# start of Data extract
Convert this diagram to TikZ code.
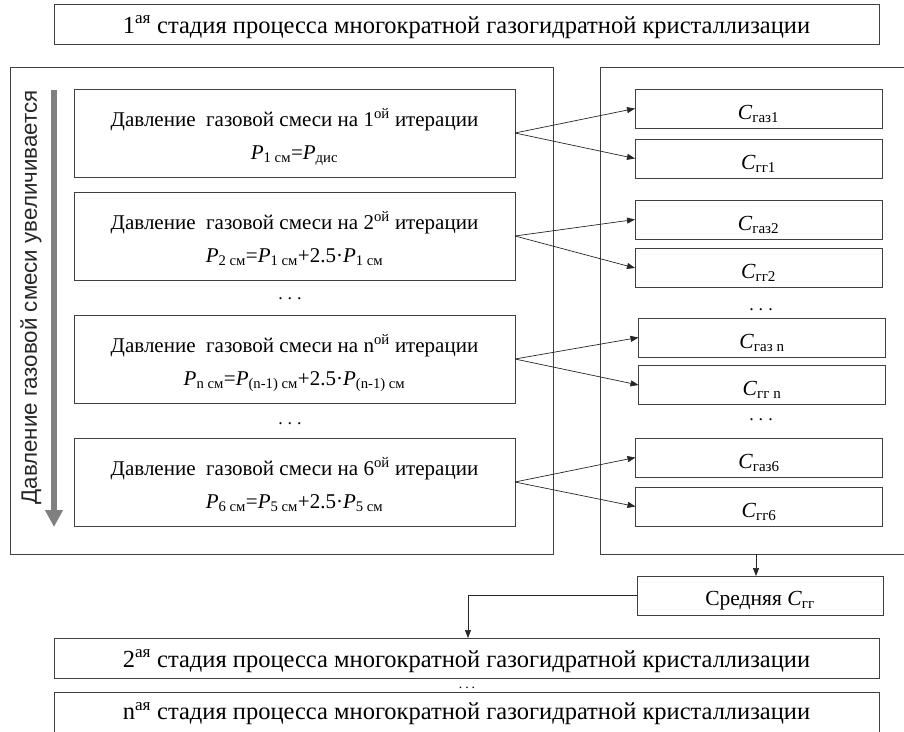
\documentclass[tikz,border=0pt]{standalone}
\usepackage{fontspec}
\setmainfont{Liberation Serif}
\newfontfamily\arialf{Liberation Sans}
\usetikzlibrary{arrows.meta,calc}
\newcommand\mysub[1]{\textsubscript{#1}}
\newcommand\Pv{\textit{P}}
\newcommand\Cv{\textit{C}}
\newcommand\spdots{.\hspace{5pt}.\hspace{5pt}.}
\begin{document}
\begin{tikzpicture}[x=1pt,y=-1pt,
  every node/.style={inner sep=0pt,outer sep=0pt},
  frame/.style={draw=black!75,line width=0.8pt},
  stagebox/.style={frame,minimum width=825pt,minimum height=40pt},
  stagetext/.style={anchor=base,font=\fontsize{24.5}{26}\selectfont},
  pbox/.style={frame,minimum width=441pt,minimum height=88pt},
  ptext/.style={anchor=base,font=\fontsize{21}{24}\selectfont},
  cbox/.style={frame,minimum width=247pt,minimum height=39pt},
  ctext/.style={anchor=base,font=\fontsize{21.5}{24}\selectfont},
  conn/.style={draw=black!85,line width=0.7pt,-{Triangle[length=8pt,width=6pt]}},
  dotsn/.style={anchor=base,font=\fontsize{18}{18}\selectfont,text height=3pt,text depth=0pt},
]
\useasboundingbox (0,0) rectangle (904,731);
\clip (0,0) rectangle (904,731);
% top stage
\node[stagebox] (s1) at (466.5,24) {};
\node[stagetext] (s1t) at ($(s1.center)+(0,9)$) {1\textsuperscript{ая} стадия процесса многократной газогидратной кристаллизации};
% outer frames
\node[frame,minimum width=543pt,minimum height=487pt] (outL) at (281.5,310.5) {};
\node[frame,minimum width=320pt,minimum height=487pt] (outR) at (760,310.5) {};
% vertical label and arrow
\node[rotate=90,font=\arialf\fontsize{22.3}{24}\selectfont,text=black!85] (vt) at (31,297.5) {Давление газовой смеси увеличивается};
\coordinate (ga) at (54,90);
\coordinate (gb) at (54,527);
\draw[line width=6.5pt,draw=black!50,-{Triangle[length=17pt,width=17pt]}] (ga) -- (gb);
% pressure boxes
\node[pbox] (b1) at (294.5,133) {};
\node[ptext] (b1a) at ($(b1.center)+(0,-7)$) {Давление\ \ газовой смеси на 1\textsuperscript{ой} итерации};
\node[ptext] (b1b) at ($(b1.center)+(0,26)$) {\Pv\mysub{1 см}=\Pv\mysub{дис}};
\node[pbox] (b2) at (294.5,236) {};
\node[ptext] (b2a) at ($(b2.center)+(0,-7)$) {Давление\ \ газовой смеси на 2\textsuperscript{ой} итерации};
\node[ptext] (b2b) at ($(b2.center)+(0,26)$) {\Pv\mysub{2 см}=\Pv\mysub{1 см}+2.5·\Pv\mysub{1 см}};
\node[pbox] (bn) at (294.5,359) {};
\node[ptext] (bna) at ($(bn.center)+(0,-7)$) {Давление\ \ газовой смеси на n\textsuperscript{ой} итерации};
\node[ptext] (bnb) at ($(bn.center)+(0,26)$) {\Pv\mysub{n см}=\Pv\mysub{(n-1) см}+2.5·\Pv\mysub{(n-1) см}};
\node[pbox] (b6) at (294.5,482) {};
\node[ptext] (b6a) at ($(b6.center)+(0,-7)$) {Давление\ \ газовой смеси на 6\textsuperscript{ой} итерации};
\node[ptext] (b6b) at ($(b6.center)+(0,26)$) {\Pv\mysub{6 см}=\Pv\mysub{5 см}+2.5·\Pv\mysub{5 см}};
\node[dotsn] (dl1) at (290,299) {\spdots};
\node[dotsn] (dl2) at (290,424) {\spdots};
% concentration boxes
\node[cbox] (g1) at (758.5,108.5) {};
\node[ctext] (g1t) at ($(g1.center)+(0,10.5)$) {\Cv\mysub{газ1}};
\node[cbox] (h1) at (758.5,158.5) {};
\node[ctext] (h1t) at ($(h1.center)+(0,10.5)$) {\Cv\mysub{гг1}};
\node[cbox] (g2) at (758.5,219.5) {};
\node[ctext] (g2t) at ($(g2.center)+(0,10.5)$) {\Cv\mysub{газ2}};
\node[cbox] (h2) at (758.5,268) {};
\node[ctext] (h2t) at ($(h2.center)+(0,10.5)$) {\Cv\mysub{гг2}};
\node[cbox] (gn) at (762,337.5) {};
\node[ctext] (gnt) at ($(gn.center)+(0,10.5)$) {\Cv\mysub{газ n}};
\node[cbox] (hn) at (762,385) {};
\node[ctext] (hnt) at ($(hn.center)+(0,10.5)$) {\Cv\mysub{гг n}};
\node[cbox] (g6) at (759,457.5) {};
\node[ctext] (g6t) at ($(g6.center)+(0,10.5)$) {\Cv\mysub{газ6}};
\node[cbox] (h6) at (759,506.5) {};
\node[ctext] (h6t) at ($(h6.center)+(0,10.5)$) {\Cv\mysub{гг6}};
\node[dotsn] (dr1) at (761,310) {\spdots};
\node[dotsn] (dr2) at (761,420) {\spdots};
% connectors
\draw[conn] (b1.east) -- (g1.west);
\draw[conn] (b1.east) -- (h1.west);
\draw[conn] (b2.east) -- (g2.west);
\draw[conn] (b2.east) -- (h2.west);
\draw[conn] (bn.east) -- (gn.west);
\draw[conn] (bn.east) -- (hn.west);
\draw[conn] (b6.east) -- (g6.west);
\draw[conn] (b6.east) -- (h6.west);
% average
\node[frame,minimum width=246pt,minimum height=39pt] (avg) at (760,595.5) {};
\node[ctext] (avgt) at ($(avg.center)+(0,9.5)$) {Средняя \Cv\mysub{гг}};
\coordinate (m1) at (756,554);
\draw[conn] (m1) -- (m1 |- avg.north);
% lower stages
\node[stagebox] (s2) at (466.5,658) {};
\node[stagetext] (s2t) at ($(s2.center)+(0,9)$) {2\textsuperscript{ая} стадия процесса многократной газогидратной кристаллизации};
\node[anchor=base,font=\fontsize{14}{14}\selectfont,text height=3pt,text depth=0pt] (dd) at (467,688) {.\hspace{3pt}.\hspace{3pt}.};
\node[stagebox] (sn) at (466.5,712) {};
\node[stagetext] (snt) at ($(sn.center)+(0,7.5)$) {n\textsuperscript{ая} стадия процесса многократной газогидратной кристаллизации};
\coordinate (t2) at (468,0);
\draw[conn] (avg.west) -| (t2 |- s2.north);
\end{tikzpicture}
\end{document}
# end of Data extract
> _Your objective_
Copy the listing in full and without alteration, omitting every picture.

> _Output of the exercise_
Convert this diagram to TikZ code.
\documentclass[tikz,border=0pt]{standalone}
\usepackage{fontspec}
\setmainfont{Liberation Serif}
\newfontfamily\arialf{Liberation Sans}
\usetikzlibrary{arrows.meta,calc}
\newcommand\mysub[1]{\textsubscript{#1}}
\newcommand\Pv{\textit{P}}
\newcommand\Cv{\textit{C}}
\newcommand\spdots{.\hspace{5pt}.\hspace{5pt}.}
\begin{document}
\begin{tikzpicture}[x=1pt,y=-1pt,
  every node/.style={inner sep=0pt,outer sep=0pt},
  frame/.style={draw=black!75,line width=0.8pt},
  stagebox/.style={frame,minimum width=825pt,minimum height=40pt},
  stagetext/.style={anchor=base,font=\fontsize{24.5}{26}\selectfont},
  pbox/.style={frame,minimum width=441pt,minimum height=88pt},
  ptext/.style={anchor=base,font=\fontsize{21}{24}\selectfont},
  cbox/.style={frame,minimum width=247pt,minimum height=39pt},
  ctext/.style={anchor=base,font=\fontsize{21.5}{24}\selectfont},
  conn/.style={draw=black!85,line width=0.7pt,-{Triangle[length=8pt,width=6pt]}},
  dotsn/.style={anchor=base,font=\fontsize{18}{18}\selectfont,text height=3pt,text depth=0pt},
]
\useasboundingbox (0,0) rectangle (904,731);
\clip (0,0) rectangle (904,731);
% top stage
\node[stagebox] (s1) at (466.5,24) {};
\node[stagetext] (s1t) at ($(s1.center)+(0,9)$) {1\textsuperscript{ая} стадия процесса многократной газогидратной кристаллизации};
% outer frames
\node[frame,minimum width=543pt,minimum height=487pt] (outL) at (281.5,310.5) {};
\node[frame,minimum width=320pt,minimum height=487pt] (outR) at (760,310.5) {};
% vertical label and arrow
\node[rotate=90,font=\arialf\fontsize{22.3}{24}\selectfont,text=black!85] (vt) at (31,297.5) {Давление газовой смеси увеличивается};
\coordinate (ga) at (54,90);
\coordinate (gb) at (54,527);
\draw[line width=6.5pt,draw=black!50,-{Triangle[length=17pt,width=17pt]}] (ga) -- (gb);
% pressure boxes
\node[pbox] (b1) at (294.5,133) {};
\node[ptext] (b1a) at ($(b1.center)+(0,-7)$) {Давление\ \ газовой смеси на 1\textsuperscript{ой} итерации};
\node[ptext] (b1b) at ($(b1.center)+(0,26)$) {\Pv\mysub{1 см}=\Pv\mysub{дис}};
\node[pbox] (b2) at (294.5,236) {};
\node[ptext] (b2a) at ($(b2.center)+(0,-7)$) {Давление\ \ газовой смеси на 2\textsuperscript{ой} итерации};
\node[ptext] (b2b) at ($(b2.center)+(0,26)$) {\Pv\mysub{2 см}=\Pv\mysub{1 см}+2.5·\Pv\mysub{1 см}};
\node[pbox] (bn) at (294.5,359) {};
\node[ptext] (bna) at ($(bn.center)+(0,-7)$) {Давление\ \ газовой смеси на n\textsuperscript{ой} итерации};
\node[ptext] (bnb) at ($(bn.center)+(0,26)$) {\Pv\mysub{n см}=\Pv\mysub{(n-1) см}+2.5·\Pv\mysub{(n-1) см}};
\node[pbox] (b6) at (294.5,482) {};
\node[ptext] (b6a) at ($(b6.center)+(0,-7)$) {Давление\ \ газовой смеси на 6\textsuperscript{ой} итерации};
\node[ptext] (b6b) at ($(b6.center)+(0,26)$) {\Pv\mysub{6 см}=\Pv\mysub{5 см}+2.5·\Pv\mysub{5 см}};
\node[dotsn] (dl1) at (290,299) {\spdots};
\node[dotsn] (dl2) at (290,424) {\spdots};
% concentration boxes
\node[cbox] (g1) at (758.5,108.5) {};
\node[ctext] (g1t) at ($(g1.center)+(0,10.5)$) {\Cv\mysub{газ1}};
\node[cbox] (h1) at (758.5,158.5) {};
\node[ctext] (h1t) at ($(h1.center)+(0,10.5)$) {\Cv\mysub{гг1}};
\node[cbox] (g2) at (758.5,219.5) {};
\node[ctext] (g2t) at ($(g2.center)+(0,10.5)$) {\Cv\mysub{газ2}};
\node[cbox] (h2) at (758.5,268) {};
\node[ctext] (h2t) at ($(h2.center)+(0,10.5)$) {\Cv\mysub{гг2}};
\node[cbox] (gn) at (762,337.5) {};
\node[ctext] (gnt) at ($(gn.center)+(0,10.5)$) {\Cv\mysub{газ n}};
\node[cbox] (hn) at (762,385) {};
\node[ctext] (hnt) at ($(hn.center)+(0,10.5)$) {\Cv\mysub{гг n}};
\node[cbox] (g6) at (759,457.5) {};
\node[ctext] (g6t) at ($(g6.center)+(0,10.5)$) {\Cv\mysub{газ6}};
\node[cbox] (h6) at (759,506.5) {};
\node[ctext] (h6t) at ($(h6.center)+(0,10.5)$) {\Cv\mysub{гг6}};
\node[dotsn] (dr1) at (761,310) {\spdots};
\node[dotsn] (dr2) at (761,420) {\spdots};
% connectors
\draw[conn] (b1.east) -- (g1.west);
\draw[conn] (b1.east) -- (h1.west);
\draw[conn] (b2.east) -- (g2.west);
\draw[conn] (b2.east) -- (h2.west);
\draw[conn] (bn.east) -- (gn.west);
\draw[conn] (bn.east) -- (hn.west);
\draw[conn] (b6.east) -- (g6.west);
\draw[conn] (b6.east) -- (h6.west);
% average
\node[frame,minimum width=246pt,minimum height=39pt] (avg) at (760,595.5) {};
\node[ctext] (avgt) at ($(avg.center)+(0,9.5)$) {Средняя \Cv\mysub{гг}};
\coordinate (m1) at (756,554);
\draw[conn] (m1) -- (m1 |- avg.north);
% lower stages
\node[stagebox] (s2) at (466.5,658) {};
\node[stagetext] (s2t) at ($(s2.center)+(0,9)$) {2\textsuperscript{ая} стадия процесса многократной газогидратной кристаллизации};
\node[anchor=base,font=\fontsize{14}{14}\selectfont,text height=3pt,text depth=0pt] (dd) at (467,688) {.\hspace{3pt}.\hspace{3pt}.};
\node[stagebox] (sn) at (466.5,712) {};
\node[stagetext] (snt) at ($(sn.center)+(0,7.5)$) {n\textsuperscript{ая} стадия процесса многократной газогидратной кристаллизации};
\coordinate (t2) at (468,0);
\draw[conn] (avg.west) -| (t2 |- s2.north);
\end{tikzpicture}
\end{document}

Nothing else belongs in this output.